Intentional living and spending leads to more money and freedom
Are you trading potential travel, bigger ticket items you may want or unforgettable experiences for stupid $25 impulse purchases on Amazon.com? We often forget that spending a small amount of money very frequently (aka the latte factor) adds up to large amounts of money very quickly.
When we are more intentional about the way we use our money, you spend less on stupid things. When you spend less money, you have less debt. Less debt brings less monthly payments, and more available cash-flow. More cash-flow, means flexibility and options.
This comes back to the question we asked ourselves early on.
What exactly does freedom look like to us?
Freedom doesn’t look like: A huge house and an equally huge mortgage, paying a lot of money to furnish it. Multiple car payments, credit card debt, being trapped in a job that we hate because we can’t afford to quit, spending all of our time working to pay for the things we don’t actually want or need.

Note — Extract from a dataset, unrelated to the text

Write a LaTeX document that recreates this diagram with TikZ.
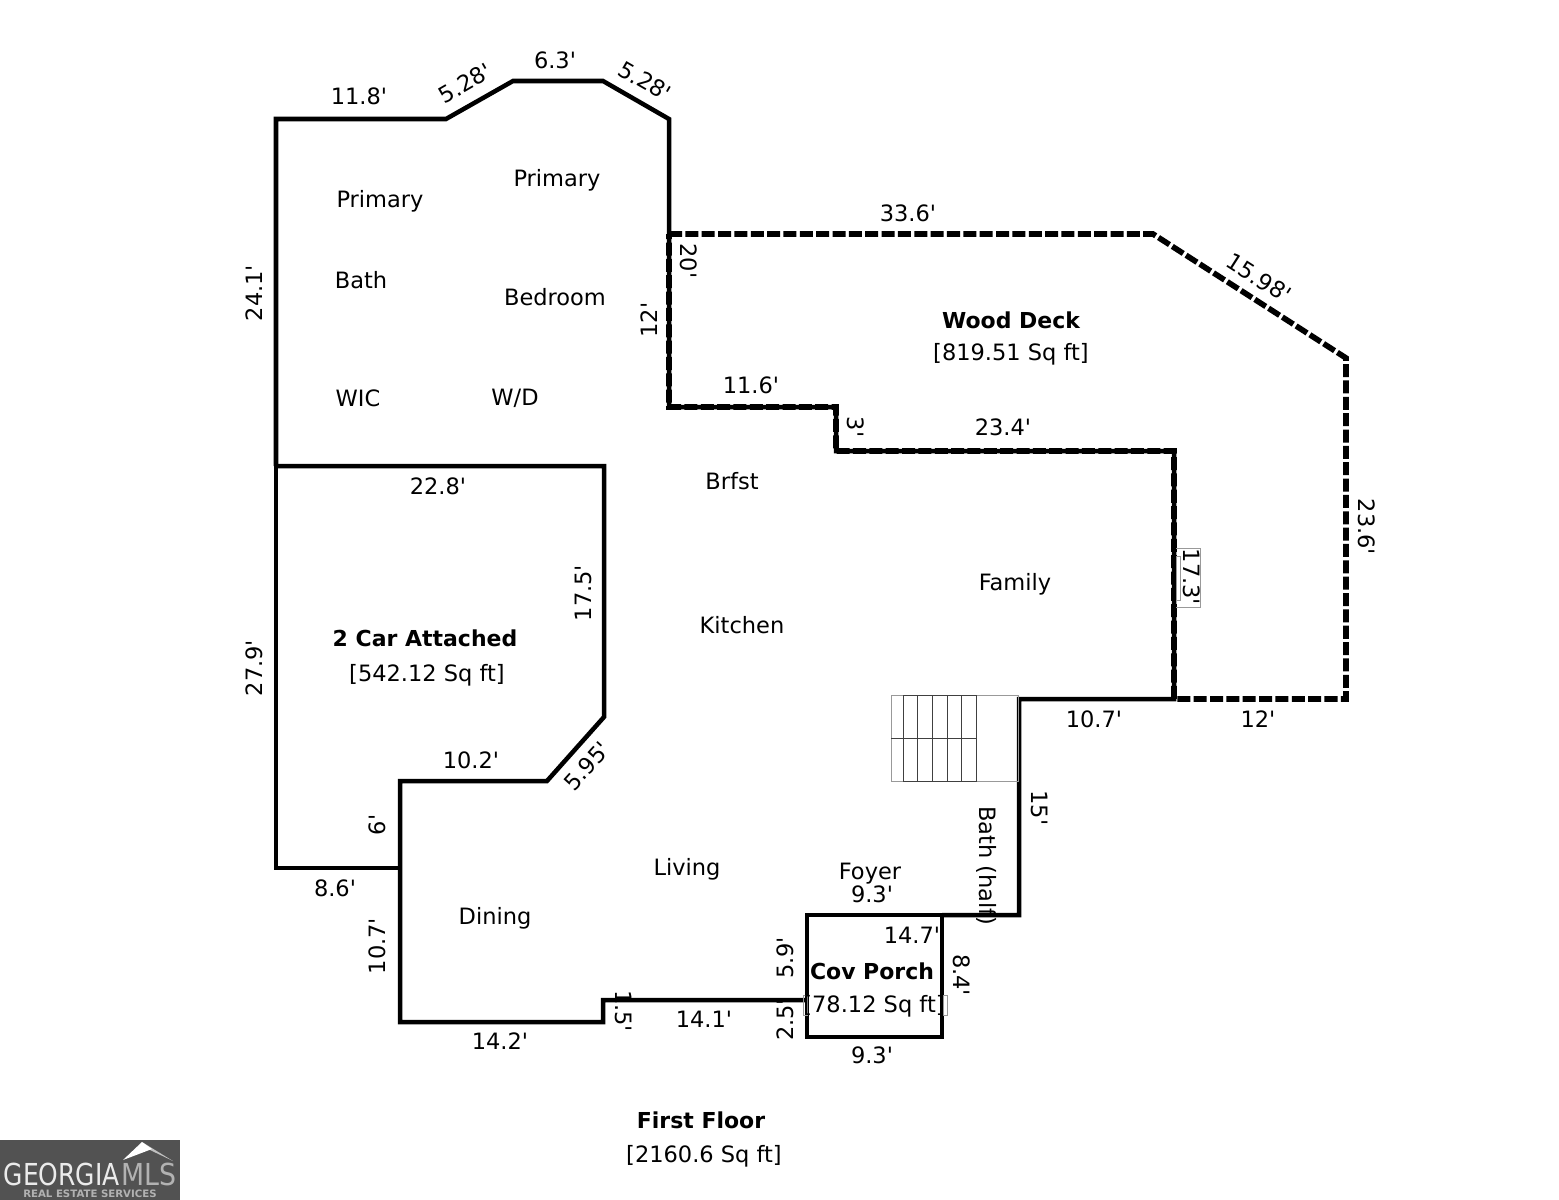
\documentclass[tikz,border=0pt]{standalone}
\usepackage{fontspec}
\defaultfontfeatures[\rmfamily]{}
\setmainfont{DejaVu Sans}
\usetikzlibrary{positioning, calc}

\begin{document}
\begin{tikzpicture}[
    x=0.01cm, y=-0.01cm,
    every node/.style={font={\fontsize{6.4pt}{8pt}\selectfont}, inner sep=0pt, text=black},
    wall/.style={line width=1.28pt, line join=miter, color=black},
    deck/.style={line width=1.6pt, dash pattern=on 3.7pt off 0.95pt, color=black},
    title/.style={font={\fontsize{6.25pt}{8pt}\selectfont\bfseries}},
    stairdark/.style={line width=0.25pt, color=black!75},
    stairlight/.style={line width=0.25pt, color=black!40}
  ]

  \useasboundingbox (0,0) rectangle (1559,1200);

  % walls
  \draw[wall] (276,466) -- (276,119) -- (446,119) -- (513,81) -- (603,81) -- (669,119) -- (669,407) -- (836,407) -- (836,451) -- (1174,451) -- (1174,699) -- (1019,699) -- (1019,915) -- (942,915);
  \draw[wall] (276,466) -- (604,466) -- (604,717) -- (547,781) -- (400,781) -- (400,1022) -- (603,1022) -- (603,1000) -- (807,1000);
  \draw[wall] (276,466) -- (276,868) -- (400,868);
  \draw[wall] (807,915) rectangle (942,1037);

  % deck
  \draw[deck] (669,234) -- (1153,234) -- (1346,358) -- (1346,699) -- (1174,699) -- (1174,451) -- (836,451) -- (836,407) -- (669,407) -- cycle;

  % stairs
  \draw[stairlight] (891,695) rectangle (1018,781);
  \draw[stairdark] (903,695) rectangle (976,781);
  \foreach \x in {917,932,947,961} {
    \draw[stairdark] (\x,695) -- (\x,781);
  }
  \draw[stairdark] (891,738) -- (976,738);

  % doors
  \draw[stairlight] (1176,556) rectangle (1180,600);
  \draw[stairlight] (1176,548) -- (1200,548) -- (1200,607) -- (1176,607);
  \draw[stairlight] (803,995) rectangle (807,1015);
  \draw[stairlight] (943,995) rectangle (947,1015);

  % rooms
  \node (primarybath) at (380,201) {Primary};
  \node (bath) at (361,280) {Bath};
  \node (primarybed) at (557,180) {Primary};
  \node (bedroom) at (555,297) {Bedroom};
  \node (wic) at (358,398) {WIC};
  \node (wd) at (515,398) {W/D};
  \node (brfst) at (732,481) {Brfst};
  \node (family) at (1015,584) {Family};
  \node (kitchen) at (742,625) {Kitchen};
  \node (living) at (687,869) {Living};
  \node (foyer) at (870,874) {Foyer};
  \node (dining) at (495,918) {Dining};
  \node[rotate=-90] (halfbath) at (987,866) {Bath (half)};

  \node[title] (decktitle) at (1011,320) {Wood Deck};
  \node (deckarea) at (1011,354) {[819.51 Sq ft]};
  \node[title] (garagetitle) at (425,638) {2 Car Attached};
  \node (garagearea) at (427,675) {[542.12 Sq ft]};
  \node[title] (porchtitle) at (872,971) {Cov Porch};
  \node (porcharea) at (874,1006) {[78.12 Sq ft]};
  \node[title] (floortitle) at (701,1120) {First Floor};
  \node (floorarea) at (704,1156) {[2160.6 Sq ft]};

  % dimensions
  \node (d1) at (359,96) {11.8'};
  \node[rotate=30] (d2) at (465,83) {5.28'};
  \node (d3) at (555,60) {6.3'};
  \node[rotate=-30] (d4) at (645,81) {5.28'};
  \node[rotate=90] (d5) at (254,293) {24.1'};
  \node (d6) at (908,213) {33.6'};
  \node[rotate=-32.7] (d8) at (1259,278) {15.98'};
  \node[rotate=-90] (d9) at (689,261) {20'};
  \node[rotate=90] (d10) at (649,320) {12'};
  \node (d11) at (751,385) {11.6'};
  \node[rotate=-90] (d12) at (856,427) {3'};
  \node (d13) at (1003,427) {23.4'};
  \node[rotate=-90] (d14) at (1367,527) {23.6'};
  \node[rotate=-90] (d15) at (1192,577) {17.3'};
  \node (d16) at (438,486) {22.8'};
  \node[rotate=90] (d17) at (583,593) {17.5'};
  \node[rotate=90] (d18) at (254,668) {27.9'};
  \node (d19) at (471,760) {10.2'};
  \node[rotate=48] (d20) at (587,766) {5.95'};
  \node[rotate=90] (d21) at (377,825) {6'};
  \node (d22) at (335,888) {8.6'};
  \node[rotate=90] (d23) at (377,946) {10.7'};
  \node (d24) at (500,1041) {14.2'};
  \node[rotate=-90] (d25) at (624,1011) {1.5'};
  \node (d26) at (704,1019) {14.1'};
  \node[rotate=90] (d27) at (785,958) {5.9'};
  \node[rotate=90] (d28) at (785,1020) {2.5'};
  \node (d29) at (872,894) {9.3'};
  \node (d30) at (912,935) {14.7'};
  \node[rotate=-90] (d31) at (962,975) {8.4'};
  \node (d32) at (872,1055) {9.3'};
  \node (d33) at (1094,719) {10.7'};
  \node (d34) at (1258,719) {12'};
  \node[rotate=-90] (d35) at (1040,808) {15'};

  % logo
  \fill[black!68] (0,1140) rectangle (180,1200);
  \fill[black!25] (142,1142) -- (173,1161) -- (150,1150) -- cycle;
  \fill[white] (123,1160) -- (142,1142) -- (152,1149) -- cycle;
  \node[font={\fontsize{8.6pt}{10pt}\selectfont}, text=white!92!black, anchor=base west] (logoa) at (3,1185) {\scalebox{0.826}[1]{GEORGIA}};
  \node[font={\fontsize{8.6pt}{10pt}\selectfont}, text=black!30, anchor=base west] (logob) at (121,1185) {\scalebox{0.885}[1]{MLS}};
  \node[font={\fontsize{2.9pt}{3pt}\selectfont\bfseries}, text=black!30] (logoc) at (90,1194) {REAL ESTATE SERVICES};

\end{tikzpicture}
\end{document}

Freedom does look like: Having control of our time, our attention, and energy. Spending time with the people we love and care about. Having enough money to pay for our expenses and then some. Having the flexibility to take chances, take risks, start businesses. Never feeling stuck. Doing work that we’re passionate about and work we’d be doing even if we didn’t need the money. We’ve realized that life is too short to work at a high-paying job that we hate.
These ideals might not work for everyone, and that’s okay.
What’s important is that you figure out what freedom looks like to you, and create the lifestyle that gets you there. All I ask, is that you pause and question your decisions. Think about why you’re living the way you are and make simple adjustments based on the answer.
“Too many people spend money they haven’t earned to buy things they don’t want to impress people they don’t like.” – Will Rogers
Here’s the thing, the modern consumerist system is designed to take your money and time away from you.
You have the decision to participate in the cycle, or remove yourself from the game and reclaim your life, time and energy. Don’t you think it’s worth spending some time thinking about?